Even Senate Majority Leader Mitch McConnell couldn’t get a straight answer from Secretary of State Mike Pompeo and Defense Secretary Mark Esper over the summer on why the aid hadn’t been dispersed yet.

But then on September 11, the Trump administration suddenly disbursed the money.

According to Taylor’s sworn testimony, Ukrainian officials weren’t sure why the aid was being withheld until August.

The Republican memo argues this uncertainty means nothing was wrong with withholding the money: “U.S. officials did not convey to Ukraine that security assistance was delayed, much less the notion that the delay was due to President Trump seeking political investigations.”

This argument does not make much sense.

The fact that Ukrainian leaders initially didn’t know why the aid was being withheld doesn’t mean it wasn’t being withheld. Trump himself has said it was held back and has cited corruption as the reason. It’s also clear he privately and publicly called for Ukraine to investigate the Bidens.

And the Ukrainians did eventually come to understand why they hadn’t gotten their money when, as Taylor testified, “Ambassador [to the EU Gordon] Sondland told [Zelensky aide] Mr. Yermak that the security assistance money would not come until President Zelenskyy committed to pursue the Burisma investigation,” Burisma being the company connected to Hunter Biden.

It isn’t clear how this “evidence” clears Trump of any wrongdoing, other than to suggest he was not very good at communicating the terms of his quid pro quo. But just because one doesn’t make clear the terms of a deal doesn’t mean the deal doesn’t exist, or that the deal isn’t inappropriate.

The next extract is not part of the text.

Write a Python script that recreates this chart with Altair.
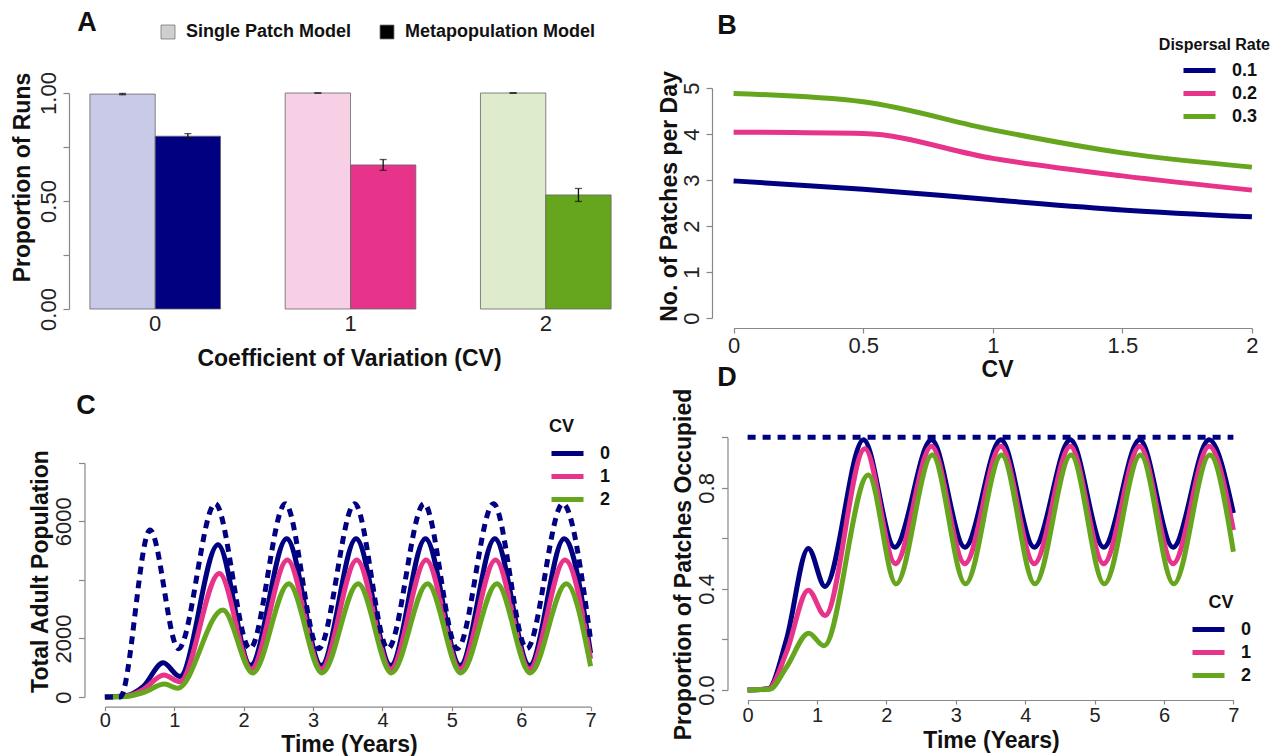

4. The inquiry is unnecessary because Ukrainians eventually got their money

The final Republican piece of evidence is that everything worked out in the end. No investigations were launched, and the military aid was released.

The issue with this line of defense is that the impeachment inquiry does not seek to investigate whether Ukraine got its aid, but whether Trump tried to improperly use the power of his office to pressure a foreign power to meddle in a US election.

Witness testimony, the whistleblower’s complaint, and the White House call memo suggest this is what happened.

And it would appear investigations have been launched. In October, Ukraine’s top prosecutor announced his office would look into a number of closed corruption cases, including 15 related to Burisma.

So, similar to the third piece of evidence, it isn’t clear what Republicans hope to accomplish by promoting this idea. At best, it is beside the point, and at worst is factually incorrect.

Overall, these four pieces of evidence would seem to reflect the Republican desire to reframe Trump’s actions as noble, but ultimately of little consequence.

The memo goes on to frame Trump as a US president concerned — as his top diplomats have testified they were — about Ukraine’s history of corruption. The testimony of many of these diplomats argued that voters’ overwhelming support for President Zelensky proved that Ukrainians were tired of this corruption and hoped to turn over a new leaf.

These officials hoped that Zelensky would provide a fresh start, but according to the memo, Trump had a “deep-seated, genuine, and reasonable skepticism about Ukraine due to its history of pervasive corruption” that led to his being cautious about providing a large sum of money. And the memo works to make the claim that Trump was correct about Ukraine’s involvement in the 2016 election, despite having been told by his national security officials numerous times that no meddling took place.

The issue with all of this evidence and this new frame is that both fly in the face of what is known. As the impeachment inquiry hearings unfold, Republicans will work to make the case that this isn’t true. Their ability to change the narrative — and the facts — will rely on eliciting answers from witnesses that muddles or occludes what the public knows so far.

And so they will pursue lines of questioning that turn on these four pieces of evidence, in hopes of drawing out new lines like Zelensky’s “nobody pushed me” that can be shared in tweets and played on television to make the case to the American public that Trump did nothing wrong and that Democrats are simply out to get him.